Because of this, some have turned to custom clothing, succumbing to a higher price point for the sake of finding the perfect fit. However, while plus-size women have an enormous spending power — the industry is estimated to be worth $24 billion, after all — they can’t necessarily afford to purchase custom made clothing regularly. It’s because of this that when they do splurge for a higher price point, an expectation for better fit — and quality, of course — arises. When willing to spend $200 or more on a dress, they expect the fit to be better than a piece of fast fashion they buy. But from a business perspective, designers are tasked with making the cost worthwhile while still maintaining their budget.
“The costs associated with nailing fit are exponential,” says Lauren Chan, founder of Henning. “If you need to fit a garment again, you double the costs; if you want to fit it on another size range; you double the costs; etc. When additional fitting efforts are analyzed from a financial perspective, many big, corporate brands opt to skip them and prioritize the business' bottom line. I find that fit is typically better from small, independent brands because they tend to be controlled by people who care intently about fit and prioritize it from an investment point of view.”
To aid in this post-purchase process, Henning provides tailoring credit up to $50 in the form of a refund on full-price products like the brand's sell-out leather jacket (which is finally coming back to the site). It’s a give and take: There’s a possibility that tailoring may be required, but an expectation that on the design side, everything possible will be done to ensure fit is as best as it can be.
“Customers' bodies aren't flawed, the garment manufacturing process is flawed. Normalizing that logic will help us feel less devalued when clothes don't fit us off-the-rack,” Chan says. “In reality, clothes can — and should — be easily altered to fit bodies. Unfortunately, we live in a society where the media has convinced us of the former...but think about it logically: Garments are fit on one fit model, so unless you look exactly like that person, the clothes are going to need alterations in order to fit you.”
Because each woman can hold weight differently, it is impossible from a design standpoint to create a garment that will fit perfectly on every body type. Thus, tailoring is often an essential added cost, as unwanted as it may be. However, as Chan explains, designers can use a handful of fit tips to decrease the chance of this, like not automatically increasing length on the same scale as the waist.
Shanna Goldstone, founder of Pari Passu, a luxury plus-exclusive brand, has honed into details like these to try and alleviate fit problems for her clients. Pari Passu offers garments in three different fits: waist and bust are smaller than her hips; equal measurements carrying more weight in her belly with thinner arms and legs; and the modified hourglass, where bust and hips are roughly proportional with a smaller yet not overly exaggerated waist.
“We found a very large scale, anthropomorphic study of hundreds of 1000s of men, women, and children across the U.S.,” explains Goldstone. “And we were able to buy a slice of that data that represents women, over 30 and above a size 14, and then had that data analyzed. And from that analysis, three shapes became very prevalent in the data.”

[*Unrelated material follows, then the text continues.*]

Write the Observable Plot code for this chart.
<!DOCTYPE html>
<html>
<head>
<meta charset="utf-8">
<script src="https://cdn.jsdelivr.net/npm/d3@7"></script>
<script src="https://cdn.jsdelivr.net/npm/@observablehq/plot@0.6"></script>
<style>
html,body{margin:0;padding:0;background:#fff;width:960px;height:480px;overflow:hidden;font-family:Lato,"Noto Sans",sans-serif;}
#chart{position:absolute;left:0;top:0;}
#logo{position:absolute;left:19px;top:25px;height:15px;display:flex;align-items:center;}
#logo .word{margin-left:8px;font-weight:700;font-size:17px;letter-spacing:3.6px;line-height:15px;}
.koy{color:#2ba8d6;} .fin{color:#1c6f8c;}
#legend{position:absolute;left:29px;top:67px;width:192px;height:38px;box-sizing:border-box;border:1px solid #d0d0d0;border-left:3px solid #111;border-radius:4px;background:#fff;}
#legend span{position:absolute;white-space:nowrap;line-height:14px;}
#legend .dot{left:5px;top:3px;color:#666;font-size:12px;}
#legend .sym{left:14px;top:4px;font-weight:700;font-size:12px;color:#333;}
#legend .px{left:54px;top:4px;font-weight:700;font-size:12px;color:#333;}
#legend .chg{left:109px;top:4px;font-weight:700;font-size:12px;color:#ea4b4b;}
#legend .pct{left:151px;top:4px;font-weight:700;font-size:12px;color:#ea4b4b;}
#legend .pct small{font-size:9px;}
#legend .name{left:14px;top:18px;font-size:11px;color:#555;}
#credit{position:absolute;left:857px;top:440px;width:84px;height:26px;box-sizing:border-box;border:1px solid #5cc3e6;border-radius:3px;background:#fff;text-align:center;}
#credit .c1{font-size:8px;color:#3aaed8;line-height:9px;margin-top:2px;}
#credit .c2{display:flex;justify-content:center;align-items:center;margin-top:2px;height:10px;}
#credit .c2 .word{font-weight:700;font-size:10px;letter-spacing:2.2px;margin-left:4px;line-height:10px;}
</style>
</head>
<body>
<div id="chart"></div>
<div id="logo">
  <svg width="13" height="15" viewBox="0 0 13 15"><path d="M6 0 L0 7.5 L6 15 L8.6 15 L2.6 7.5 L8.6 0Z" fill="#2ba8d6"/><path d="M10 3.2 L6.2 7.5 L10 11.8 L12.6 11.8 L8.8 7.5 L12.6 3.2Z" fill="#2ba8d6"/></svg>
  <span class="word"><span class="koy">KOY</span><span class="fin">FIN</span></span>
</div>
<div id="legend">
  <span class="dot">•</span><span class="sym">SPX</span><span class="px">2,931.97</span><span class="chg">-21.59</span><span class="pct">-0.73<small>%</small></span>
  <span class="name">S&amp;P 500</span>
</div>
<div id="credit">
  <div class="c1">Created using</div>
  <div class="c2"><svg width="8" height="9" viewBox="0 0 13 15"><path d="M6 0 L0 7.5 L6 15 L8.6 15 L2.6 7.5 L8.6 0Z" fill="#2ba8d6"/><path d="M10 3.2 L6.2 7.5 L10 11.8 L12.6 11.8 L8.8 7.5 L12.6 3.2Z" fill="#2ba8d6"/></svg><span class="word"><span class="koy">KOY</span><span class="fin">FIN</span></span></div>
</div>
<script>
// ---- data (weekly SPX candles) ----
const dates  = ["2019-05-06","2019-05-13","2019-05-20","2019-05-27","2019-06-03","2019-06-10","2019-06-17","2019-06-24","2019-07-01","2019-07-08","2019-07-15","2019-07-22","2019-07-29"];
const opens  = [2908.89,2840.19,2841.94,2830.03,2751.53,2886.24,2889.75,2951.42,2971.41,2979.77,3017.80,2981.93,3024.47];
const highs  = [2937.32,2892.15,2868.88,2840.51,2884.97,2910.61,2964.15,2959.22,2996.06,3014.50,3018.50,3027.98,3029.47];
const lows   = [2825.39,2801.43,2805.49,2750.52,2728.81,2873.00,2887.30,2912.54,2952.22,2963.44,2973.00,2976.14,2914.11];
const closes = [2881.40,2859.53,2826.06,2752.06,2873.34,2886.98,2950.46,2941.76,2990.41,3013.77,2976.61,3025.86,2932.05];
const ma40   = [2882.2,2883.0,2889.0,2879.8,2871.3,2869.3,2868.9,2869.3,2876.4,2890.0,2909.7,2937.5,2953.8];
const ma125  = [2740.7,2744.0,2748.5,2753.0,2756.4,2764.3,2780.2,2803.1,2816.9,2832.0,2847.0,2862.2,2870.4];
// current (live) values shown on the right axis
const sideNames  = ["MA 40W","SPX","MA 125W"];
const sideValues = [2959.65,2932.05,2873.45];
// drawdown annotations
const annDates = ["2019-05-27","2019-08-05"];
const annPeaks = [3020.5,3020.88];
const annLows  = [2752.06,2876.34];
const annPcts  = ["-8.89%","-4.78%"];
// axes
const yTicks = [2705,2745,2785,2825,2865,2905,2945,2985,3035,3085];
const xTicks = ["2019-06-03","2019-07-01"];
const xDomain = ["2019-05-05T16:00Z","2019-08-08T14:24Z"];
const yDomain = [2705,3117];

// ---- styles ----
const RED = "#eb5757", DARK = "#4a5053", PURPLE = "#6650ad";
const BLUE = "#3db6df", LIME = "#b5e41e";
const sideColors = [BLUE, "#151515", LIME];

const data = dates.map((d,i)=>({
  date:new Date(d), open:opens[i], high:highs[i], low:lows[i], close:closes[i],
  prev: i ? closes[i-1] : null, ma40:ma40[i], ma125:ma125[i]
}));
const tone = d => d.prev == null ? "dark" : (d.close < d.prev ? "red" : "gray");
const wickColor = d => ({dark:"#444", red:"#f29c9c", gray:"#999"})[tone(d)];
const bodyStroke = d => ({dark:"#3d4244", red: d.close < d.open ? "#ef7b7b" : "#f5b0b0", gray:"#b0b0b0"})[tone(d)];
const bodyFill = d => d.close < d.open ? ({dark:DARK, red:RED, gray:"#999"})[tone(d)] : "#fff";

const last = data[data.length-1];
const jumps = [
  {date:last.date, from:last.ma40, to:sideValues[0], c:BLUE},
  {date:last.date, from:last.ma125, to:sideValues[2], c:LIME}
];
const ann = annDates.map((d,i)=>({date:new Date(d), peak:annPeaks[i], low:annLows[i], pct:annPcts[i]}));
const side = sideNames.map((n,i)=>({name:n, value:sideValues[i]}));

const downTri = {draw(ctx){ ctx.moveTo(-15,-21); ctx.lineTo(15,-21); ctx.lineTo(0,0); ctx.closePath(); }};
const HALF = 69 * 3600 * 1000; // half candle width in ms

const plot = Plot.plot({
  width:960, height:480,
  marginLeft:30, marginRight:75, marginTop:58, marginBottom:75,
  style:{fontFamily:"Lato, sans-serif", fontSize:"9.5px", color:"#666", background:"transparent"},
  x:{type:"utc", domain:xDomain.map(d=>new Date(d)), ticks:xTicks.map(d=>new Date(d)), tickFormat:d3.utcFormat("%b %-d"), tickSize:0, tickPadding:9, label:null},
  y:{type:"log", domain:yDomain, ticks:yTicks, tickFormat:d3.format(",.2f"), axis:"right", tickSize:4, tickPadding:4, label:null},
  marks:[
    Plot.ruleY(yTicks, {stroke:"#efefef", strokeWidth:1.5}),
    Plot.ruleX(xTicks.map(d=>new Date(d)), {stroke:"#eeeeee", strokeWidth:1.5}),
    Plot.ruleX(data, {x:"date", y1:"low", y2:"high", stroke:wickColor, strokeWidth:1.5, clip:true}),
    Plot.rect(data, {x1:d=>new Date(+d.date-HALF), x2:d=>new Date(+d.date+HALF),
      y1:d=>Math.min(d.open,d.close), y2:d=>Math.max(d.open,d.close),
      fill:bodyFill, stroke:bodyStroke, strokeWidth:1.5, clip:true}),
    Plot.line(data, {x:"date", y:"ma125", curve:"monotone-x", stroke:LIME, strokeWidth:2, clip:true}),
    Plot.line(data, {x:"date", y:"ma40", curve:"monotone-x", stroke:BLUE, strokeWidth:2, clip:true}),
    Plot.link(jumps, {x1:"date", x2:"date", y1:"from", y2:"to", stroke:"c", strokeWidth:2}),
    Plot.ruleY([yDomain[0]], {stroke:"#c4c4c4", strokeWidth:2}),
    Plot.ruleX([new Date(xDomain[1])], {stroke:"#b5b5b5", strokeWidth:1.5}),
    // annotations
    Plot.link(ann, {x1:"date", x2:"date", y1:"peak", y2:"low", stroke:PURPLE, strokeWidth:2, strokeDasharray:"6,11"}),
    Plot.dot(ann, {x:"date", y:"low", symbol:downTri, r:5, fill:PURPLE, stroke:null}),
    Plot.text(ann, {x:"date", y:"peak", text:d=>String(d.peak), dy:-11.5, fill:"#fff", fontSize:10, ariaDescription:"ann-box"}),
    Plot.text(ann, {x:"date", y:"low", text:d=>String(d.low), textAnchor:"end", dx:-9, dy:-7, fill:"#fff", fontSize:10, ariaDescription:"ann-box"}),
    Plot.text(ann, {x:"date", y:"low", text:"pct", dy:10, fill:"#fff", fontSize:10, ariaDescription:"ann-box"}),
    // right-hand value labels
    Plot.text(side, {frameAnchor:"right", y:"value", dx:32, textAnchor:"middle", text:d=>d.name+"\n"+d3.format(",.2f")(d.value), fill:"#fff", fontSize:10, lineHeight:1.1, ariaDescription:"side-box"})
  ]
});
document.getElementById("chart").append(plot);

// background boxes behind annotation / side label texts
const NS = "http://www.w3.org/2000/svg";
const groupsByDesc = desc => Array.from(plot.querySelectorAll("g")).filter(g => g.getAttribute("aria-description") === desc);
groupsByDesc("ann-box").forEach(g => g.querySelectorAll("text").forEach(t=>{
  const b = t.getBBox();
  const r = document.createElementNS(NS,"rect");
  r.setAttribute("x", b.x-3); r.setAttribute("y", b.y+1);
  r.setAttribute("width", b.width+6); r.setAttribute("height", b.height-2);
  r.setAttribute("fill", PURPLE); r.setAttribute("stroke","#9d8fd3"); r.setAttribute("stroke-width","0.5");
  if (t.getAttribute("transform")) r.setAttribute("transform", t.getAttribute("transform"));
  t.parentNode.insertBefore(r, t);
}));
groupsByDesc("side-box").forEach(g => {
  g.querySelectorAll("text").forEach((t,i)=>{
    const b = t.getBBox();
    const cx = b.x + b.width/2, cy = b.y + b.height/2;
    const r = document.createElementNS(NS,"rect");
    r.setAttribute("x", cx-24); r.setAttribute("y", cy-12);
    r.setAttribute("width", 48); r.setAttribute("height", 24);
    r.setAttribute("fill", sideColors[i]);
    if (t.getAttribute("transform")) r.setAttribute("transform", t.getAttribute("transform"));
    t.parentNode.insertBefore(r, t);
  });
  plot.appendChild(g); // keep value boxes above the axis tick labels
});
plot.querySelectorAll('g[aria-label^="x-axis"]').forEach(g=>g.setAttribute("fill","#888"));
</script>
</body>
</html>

She continues, “Honestly, it triples the cost. I make three patterns, I have to grade three patterns, I have to fit three patterns on three fit models, and then I have to hold 21 different views of inventory. But it really does make a difference, and the investment is worth it.”
At 11 Honoré, in-house designer Danielle Williams and her team have taken this process one step further, not solely fitting on a true plus-size fit model, but then pulling together a group of diverse women to try their designs on. This is not only more cost effective, but gives a broader perspective on fit for larger bodies that is unattainable without direct consumer feedback.
“We get a group of women of different sizes and shapes and height, and we kind of cross check different items on them,” Williams says. “You have to be able to wrap your head around the plus-size body in general as a technical designer. Some are scared of it if it's not a flat stomach or an hourglass shape.”
She adds, “We send packages out to all of their houses and they have a questionnaire to fill out about the clothes. They take pictures front, side and back, they tell us how the fabric feels, is it too long, is it too short, is the sleeve too tight — all of that feedback they give us so that we can understand what changes in our grade, our measurement, and our fit we need to make.”
The art of finding the perfect fit clearly is costly, from collecting data to the process of hiring fit models. As Chan explains, there is so much that goes into high-quality clothing that is often not discussed, from materials to labor to craftsmanship. While every plus-size body is different and no singular brand can provide the perfect fit for every woman, more and more brands — as made evident by the likes of Henning, Pari Passu, and 11 Honoré — are prioritizing fit in a way that’s never been done before. Because, while costly, one factor remains true: The investment is always worth it in the long run.